What the task asks: Take each line containing "page" and report it exactly as written.

Input:
■ ■ ■ ■
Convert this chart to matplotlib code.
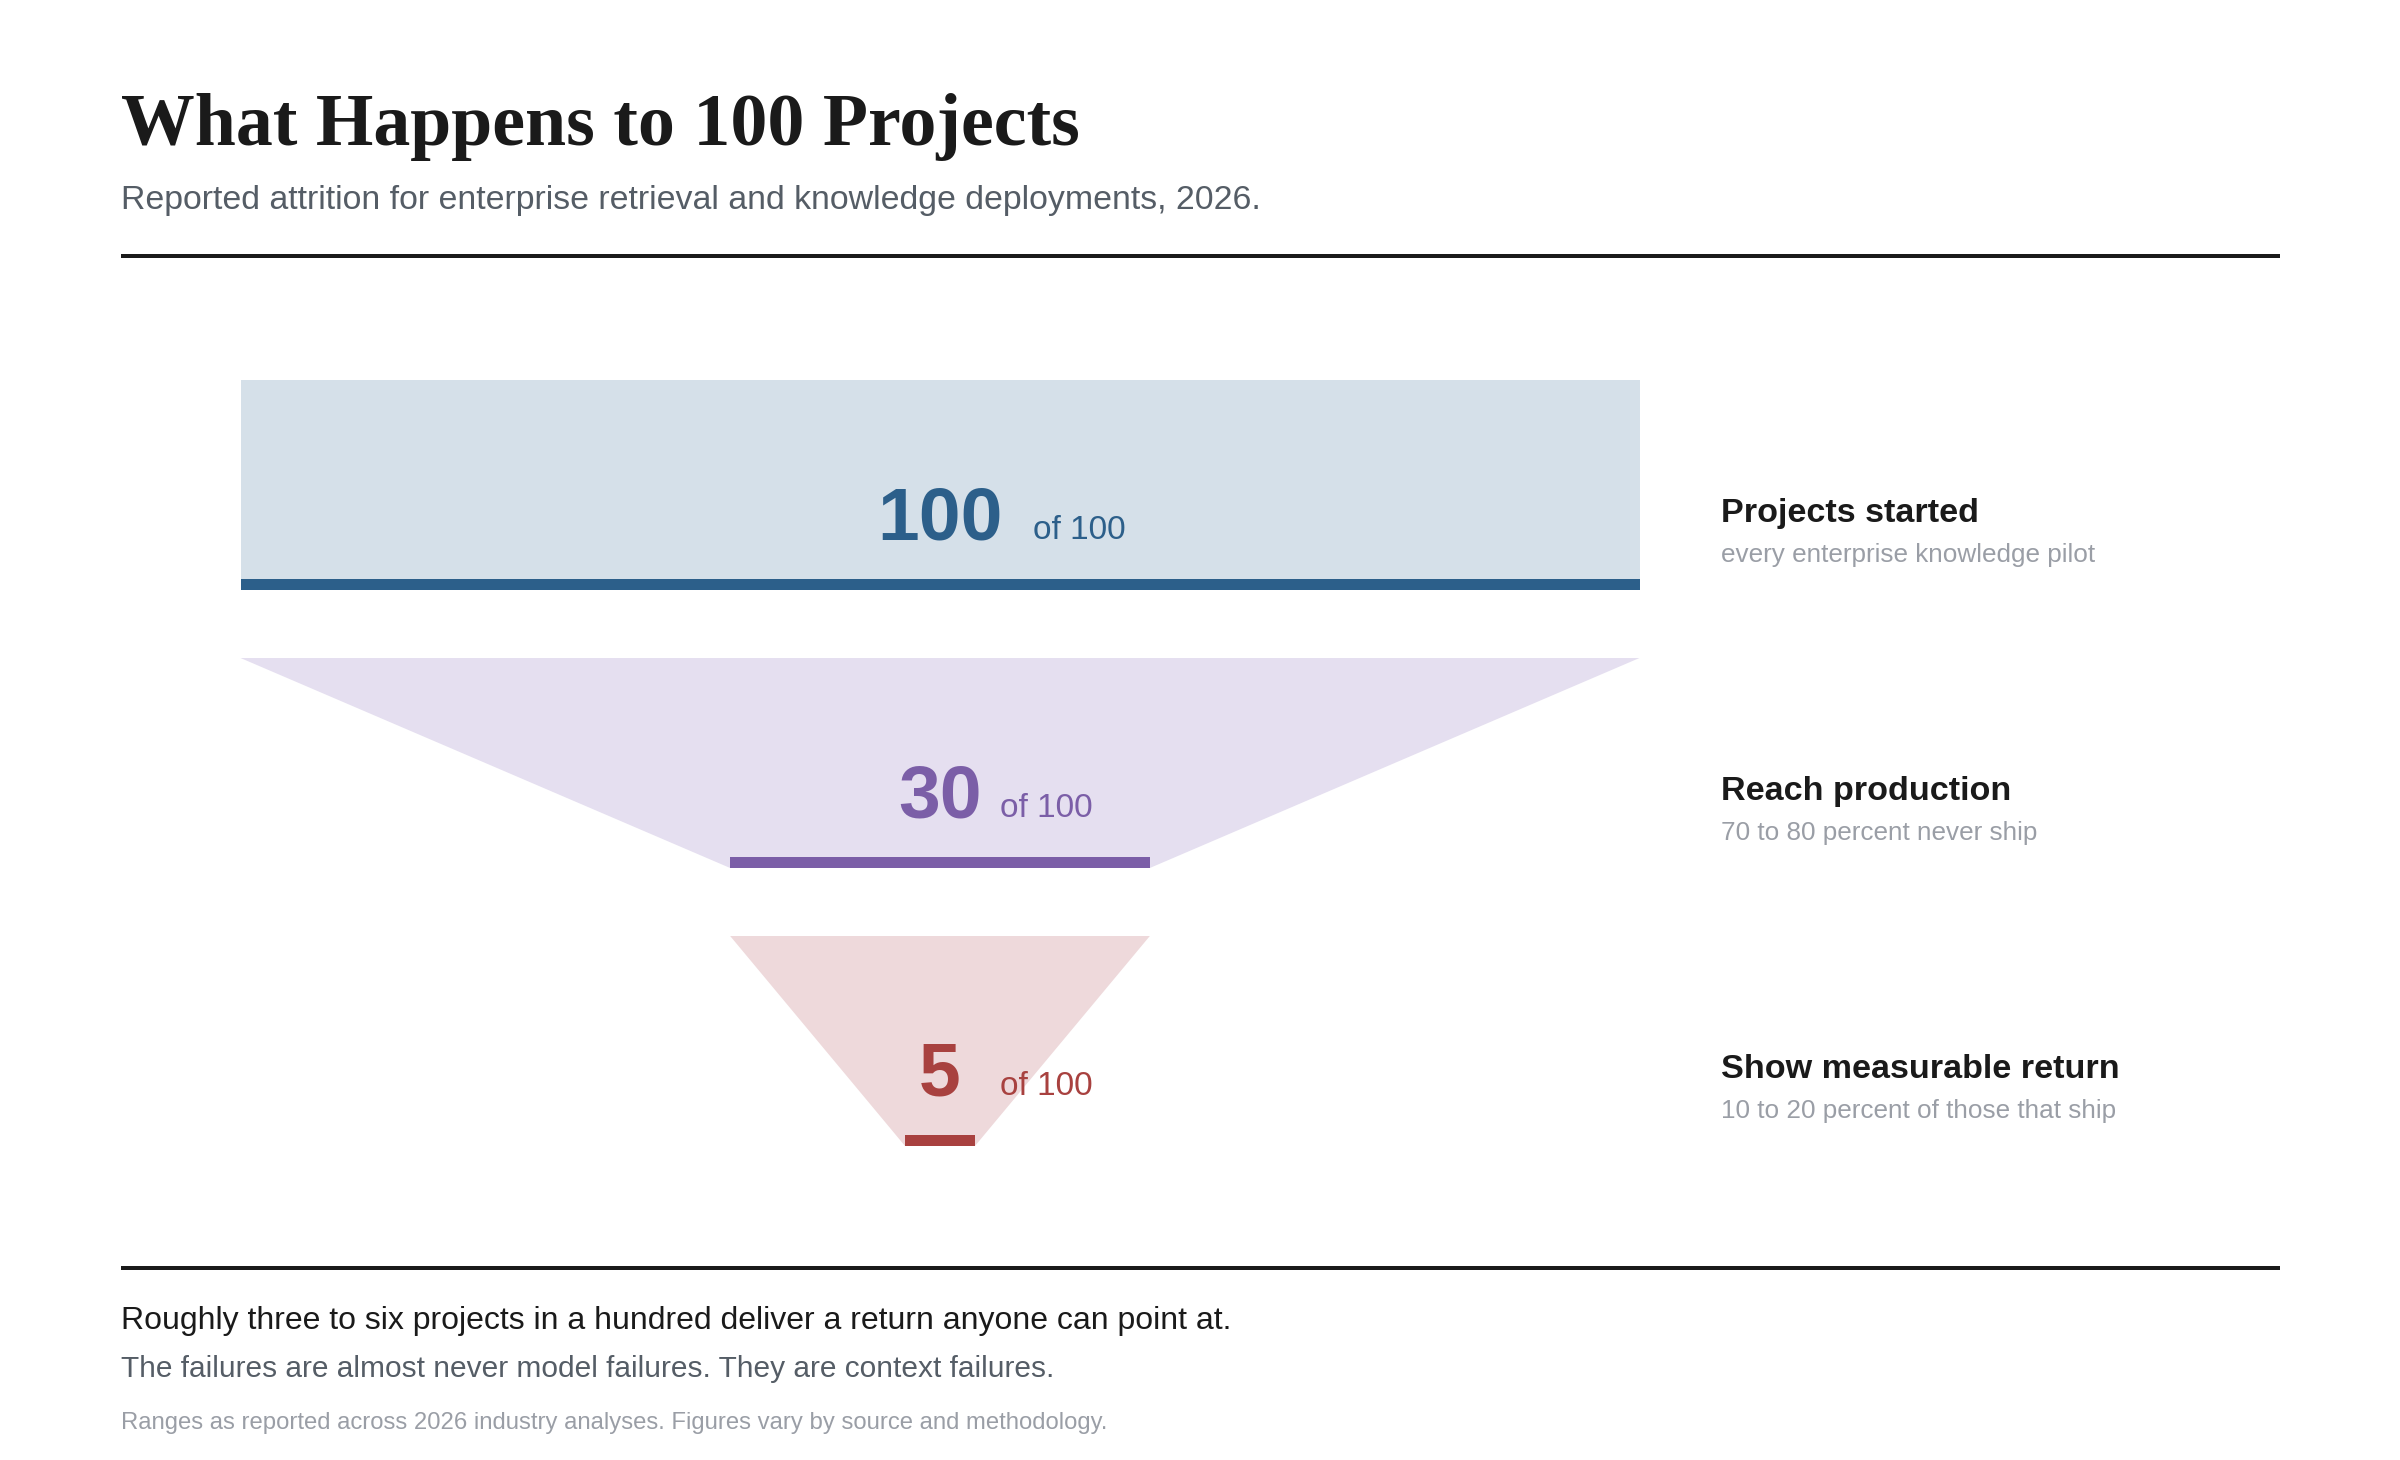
■ ■ ■ ■
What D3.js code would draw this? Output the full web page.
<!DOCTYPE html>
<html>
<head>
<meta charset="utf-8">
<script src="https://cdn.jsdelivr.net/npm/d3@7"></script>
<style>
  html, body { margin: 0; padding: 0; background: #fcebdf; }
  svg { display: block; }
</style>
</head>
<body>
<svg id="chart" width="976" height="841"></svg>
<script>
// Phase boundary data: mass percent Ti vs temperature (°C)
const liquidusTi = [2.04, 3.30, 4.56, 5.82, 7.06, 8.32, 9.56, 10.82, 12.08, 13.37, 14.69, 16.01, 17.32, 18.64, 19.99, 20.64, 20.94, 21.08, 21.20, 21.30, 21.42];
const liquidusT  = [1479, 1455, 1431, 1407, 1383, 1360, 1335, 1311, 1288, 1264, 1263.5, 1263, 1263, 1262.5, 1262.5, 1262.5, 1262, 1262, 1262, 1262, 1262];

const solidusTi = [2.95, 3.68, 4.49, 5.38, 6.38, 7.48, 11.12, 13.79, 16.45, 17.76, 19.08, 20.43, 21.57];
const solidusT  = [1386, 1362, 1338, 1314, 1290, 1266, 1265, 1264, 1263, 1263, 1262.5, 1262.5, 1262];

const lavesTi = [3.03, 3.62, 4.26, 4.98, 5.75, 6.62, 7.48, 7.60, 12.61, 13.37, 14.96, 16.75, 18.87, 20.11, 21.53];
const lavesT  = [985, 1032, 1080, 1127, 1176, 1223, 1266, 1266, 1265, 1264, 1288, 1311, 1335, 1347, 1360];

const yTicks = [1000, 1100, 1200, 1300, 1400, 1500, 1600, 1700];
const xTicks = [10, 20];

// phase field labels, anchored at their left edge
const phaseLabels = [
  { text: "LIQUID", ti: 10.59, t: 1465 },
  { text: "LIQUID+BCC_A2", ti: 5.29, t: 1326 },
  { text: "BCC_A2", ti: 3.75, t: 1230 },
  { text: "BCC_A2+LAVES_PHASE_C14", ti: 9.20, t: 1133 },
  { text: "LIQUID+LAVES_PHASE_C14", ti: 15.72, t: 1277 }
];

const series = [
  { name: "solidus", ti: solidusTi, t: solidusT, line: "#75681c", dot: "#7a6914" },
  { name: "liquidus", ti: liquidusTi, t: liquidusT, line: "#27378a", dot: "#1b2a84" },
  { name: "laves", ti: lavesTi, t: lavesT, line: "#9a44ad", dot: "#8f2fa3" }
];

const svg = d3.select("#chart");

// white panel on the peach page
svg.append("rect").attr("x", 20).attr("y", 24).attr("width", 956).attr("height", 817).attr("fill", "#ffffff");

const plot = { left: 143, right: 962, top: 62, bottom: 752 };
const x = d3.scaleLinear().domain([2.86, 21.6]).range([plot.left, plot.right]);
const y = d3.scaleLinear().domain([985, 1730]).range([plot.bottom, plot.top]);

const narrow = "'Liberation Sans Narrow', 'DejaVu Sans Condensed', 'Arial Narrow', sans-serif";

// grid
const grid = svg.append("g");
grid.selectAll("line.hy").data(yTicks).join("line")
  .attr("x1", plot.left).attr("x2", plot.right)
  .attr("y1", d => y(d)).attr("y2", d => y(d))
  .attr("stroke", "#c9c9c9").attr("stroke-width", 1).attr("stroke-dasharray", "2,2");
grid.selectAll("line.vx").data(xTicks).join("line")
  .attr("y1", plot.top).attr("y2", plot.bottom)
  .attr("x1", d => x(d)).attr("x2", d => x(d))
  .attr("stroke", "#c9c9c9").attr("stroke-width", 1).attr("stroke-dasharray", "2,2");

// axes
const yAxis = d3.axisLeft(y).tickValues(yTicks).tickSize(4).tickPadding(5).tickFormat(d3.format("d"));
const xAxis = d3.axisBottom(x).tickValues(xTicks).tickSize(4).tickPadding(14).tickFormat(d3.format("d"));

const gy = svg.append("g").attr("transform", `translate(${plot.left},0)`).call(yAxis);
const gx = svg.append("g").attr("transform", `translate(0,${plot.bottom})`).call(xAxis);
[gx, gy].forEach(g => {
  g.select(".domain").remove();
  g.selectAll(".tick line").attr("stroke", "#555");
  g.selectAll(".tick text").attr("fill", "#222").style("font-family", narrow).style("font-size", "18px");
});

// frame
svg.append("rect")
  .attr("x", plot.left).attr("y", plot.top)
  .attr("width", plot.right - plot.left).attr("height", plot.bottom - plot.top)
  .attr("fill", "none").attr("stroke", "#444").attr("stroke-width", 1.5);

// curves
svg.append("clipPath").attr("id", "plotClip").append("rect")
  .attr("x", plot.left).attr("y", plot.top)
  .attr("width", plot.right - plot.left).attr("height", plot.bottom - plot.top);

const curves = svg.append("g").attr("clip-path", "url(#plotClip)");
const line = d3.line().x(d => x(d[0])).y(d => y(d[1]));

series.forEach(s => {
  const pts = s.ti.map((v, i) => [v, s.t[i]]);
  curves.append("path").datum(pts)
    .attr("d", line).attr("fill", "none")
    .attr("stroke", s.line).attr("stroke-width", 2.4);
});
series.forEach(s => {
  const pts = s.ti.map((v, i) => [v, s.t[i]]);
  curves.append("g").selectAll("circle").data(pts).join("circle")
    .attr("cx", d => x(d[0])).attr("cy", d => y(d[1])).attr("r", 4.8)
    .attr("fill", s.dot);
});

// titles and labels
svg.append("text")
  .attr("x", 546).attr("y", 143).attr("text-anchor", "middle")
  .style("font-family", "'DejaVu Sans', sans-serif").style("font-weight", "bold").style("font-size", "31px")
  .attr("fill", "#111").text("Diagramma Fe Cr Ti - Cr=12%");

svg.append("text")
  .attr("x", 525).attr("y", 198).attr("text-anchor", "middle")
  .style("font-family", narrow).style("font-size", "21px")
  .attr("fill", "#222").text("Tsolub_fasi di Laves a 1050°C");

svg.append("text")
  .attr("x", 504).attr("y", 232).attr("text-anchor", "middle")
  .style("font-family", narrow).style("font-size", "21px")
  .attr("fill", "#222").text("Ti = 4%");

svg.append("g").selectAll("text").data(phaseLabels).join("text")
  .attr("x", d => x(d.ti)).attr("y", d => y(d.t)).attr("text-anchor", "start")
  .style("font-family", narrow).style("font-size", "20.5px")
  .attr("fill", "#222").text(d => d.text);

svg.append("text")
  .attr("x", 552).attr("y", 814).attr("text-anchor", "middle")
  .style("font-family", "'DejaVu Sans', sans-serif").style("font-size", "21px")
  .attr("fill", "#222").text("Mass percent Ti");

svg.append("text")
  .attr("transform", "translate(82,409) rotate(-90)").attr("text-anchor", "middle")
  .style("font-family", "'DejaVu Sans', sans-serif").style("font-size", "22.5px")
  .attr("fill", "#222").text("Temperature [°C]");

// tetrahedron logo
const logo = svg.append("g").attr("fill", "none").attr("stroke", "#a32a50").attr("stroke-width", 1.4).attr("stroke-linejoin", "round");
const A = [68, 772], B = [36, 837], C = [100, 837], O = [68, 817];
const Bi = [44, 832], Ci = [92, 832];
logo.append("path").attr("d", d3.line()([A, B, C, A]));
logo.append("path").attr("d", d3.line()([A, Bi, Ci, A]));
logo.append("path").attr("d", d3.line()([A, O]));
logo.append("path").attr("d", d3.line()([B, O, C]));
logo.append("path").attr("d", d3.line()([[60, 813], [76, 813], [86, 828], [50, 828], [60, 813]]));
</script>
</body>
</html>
■ ■ ■ ■
Response to the exercise:
What D3.js code would draw this? Output the full web page.
// white panel on the peach page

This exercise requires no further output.